I am training a neural network to distinguish between three classes. Naturally, I went for PyTorch's CrossEntropyLoss
. During experimentation, I realized that the loss was significantly higher when a Softmax
layer was put at the end of the model. So I decided to experiment further:
import torch
from torch import nn
pred_1 = torch.Tensor([[0.1, 0.2, 0.7]])
pred_2 = torch.Tensor([[1, 2, 7]])
pred_3 = torch.Tensor([[2, 4, 14]])
true = torch.Tensor([2]).long()
loss = nn.CrossEntropyLoss()
print(loss(pred_1, true))
print(loss(pred_2, true))
print(loss(pred_3, true))
The result of this code is as follows:
0.7679
0.0092
5.1497e-05
I also tried what happens when multiplying the input with some constant.
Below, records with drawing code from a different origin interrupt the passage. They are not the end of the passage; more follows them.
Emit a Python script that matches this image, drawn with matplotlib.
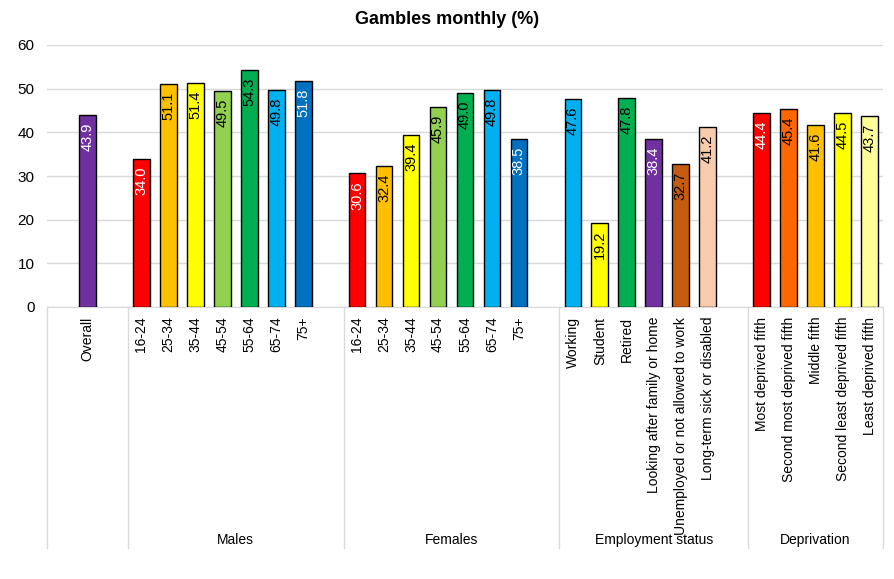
import matplotlib
matplotlib.use("Agg")
import matplotlib.pyplot as plt
import matplotlib.transforms as mtransforms

plt.rcParams["font.family"] = ["Liberation Sans", "DejaVu Sans"]

# ---- data ----
groups = ["", "Males", "Females", "Employment status", "Deprivation"]
group_labels = [
    ["Overall"],
    ["16-24", "25-34", "35-44", "45-54", "55-64", "65-74", "75+"],
    ["16-24", "25-34", "35-44", "45-54", "55-64", "65-74", "75+"],
    ["Working", "Student", "Retired", "Looking after family or home",
     "Unemployed or not allowed to work", "Long-term sick or disabled"],
    ["Most deprived fifth", "Second most deprived fifth", "Middle fifth",
     "Second least deprived fifth", "Least deprived fifth"],
]
group_values = [
    [43.9],
    [34.0, 51.1, 51.4, 49.5, 54.3, 49.8, 51.8],
    [30.6, 32.4, 39.4, 45.9, 49.0, 49.8, 38.5],
    [47.6, 19.2, 47.8, 38.4, 32.7, 41.2],
    [44.4, 45.4, 41.6, 44.5, 43.7],
]
age_colors = ["#FF0000", "#FFC000", "#FFFF00", "#92D050", "#00B050", "#00B0F0", "#0070C0"]
group_colors = [
    ["#7030A0"],
    age_colors,
    age_colors,
    ["#00B0F0", "#FFFF00", "#00B050", "#7030A0", "#C55A11", "#F8CBAD"],
    ["#FF0000", "#FF6600", "#FFC000", "#FFFF00", "#FFFF99"],
]
white_text = {"#7030A0", "#FF0000", "#0070C0"}

# ---- layout of slots: one blank slot between groups ----
# Overall sits with a blank slot on each side
positions, labels, values, colors = [], [], [], []
bounds = [-1.5]
x = 0
for gi, (labs, vals, cols) in enumerate(zip(group_labels, group_values, group_colors)):
    for lab, v, c in zip(labs, vals, cols):
        positions.append(x)
        labels.append(lab)
        values.append(v)
        colors.append(c)
        x += 1
    bounds.append(x + 0.5 if gi < len(group_labels) - 1 else x - 0.5)
    x += 1

fig = plt.figure(figsize=(8.95, 5.79), dpi=100)
ax = fig.add_axes([47 / 895, 1 - 307 / 579, (883 - 47) / 895, (307 - 45) / 579])

bars = ax.bar(positions, values, width=0.62, color=colors, edgecolor="black", linewidth=1.0, zorder=3)

for b, v, c in zip(bars, values, colors):
    ax.annotate(f"{v:.1f}", (b.get_x() + b.get_width() / 2, v),
                xytext=(0, -5.5), textcoords="offset points",
                ha="center", va="top", rotation=90, fontsize=10.5,
                color="white" if c in white_text else "black", zorder=4)

ax.set_xlim(-1.5, x - 1.5)
ax.set_ylim(0, 60)
ax.set_yticks(range(0, 61, 10))
ax.grid(axis="y", color="#D9D9D9", linewidth=1.0, zorder=0)
ax.set_axisbelow(True)
for s in ["left", "right", "top"]:
    ax.spines[s].set_visible(False)
ax.spines["bottom"].set_color("#D9D9D9")
ax.tick_params(axis="y", length=0, labelsize=11, pad=9)
ax.set_xticks(positions)
ax.set_xticklabels(labels, rotation=90, va="top", ha="center", fontsize=10)
ax.tick_params(axis="x", length=0, pad=7)

trans = mtransforms.blended_transform_factory(ax.transData, ax.transAxes)
for bx in bounds:
    ax.plot([bx, bx], [0, -0.92], transform=trans, color="#D9D9D9", linewidth=1.0, clip_on=False)
for g, lo, hi in zip(groups, bounds[:-1], bounds[1:]):
    if g:
        ax.text((lo + hi) / 2, -0.889, g, transform=trans, ha="center", va="center", fontsize=10)

fig.text(0.5, 1 - 20 / 579, "Gambles monthly (%)", ha="center", va="center", fontsize=13, fontweight="bold")

fig.savefig("out.png", dpi=100)
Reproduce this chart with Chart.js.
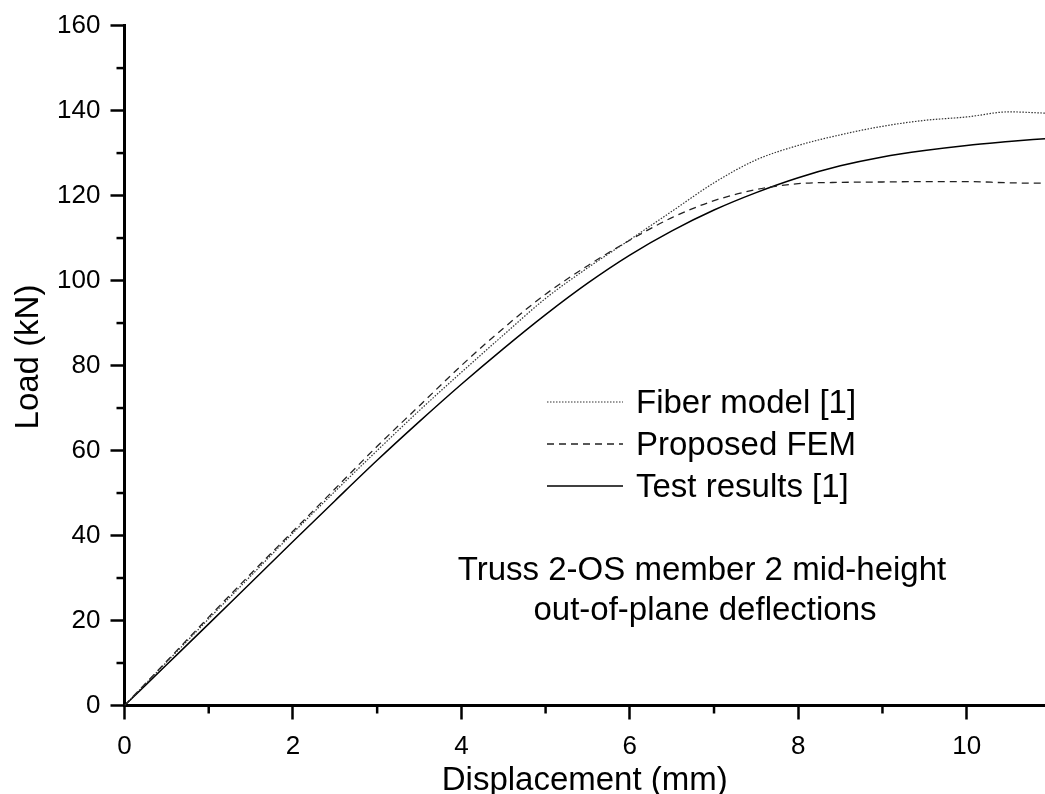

Several sources (1, 2) stated that the loss has a softmax built in, but if that were the case, I would have expected all of the examples above to return the same loss, which clearly isn't the case.
This poses the following question: if bigger outputs lead to a lower loss, wouldn't the network optimize towards outputting bigger values, thereby skewing the loss curves? If so, it seems like a Softmax
layer would fix that. But since this results in a higher loss overall, how useful would the resulting loss actually be?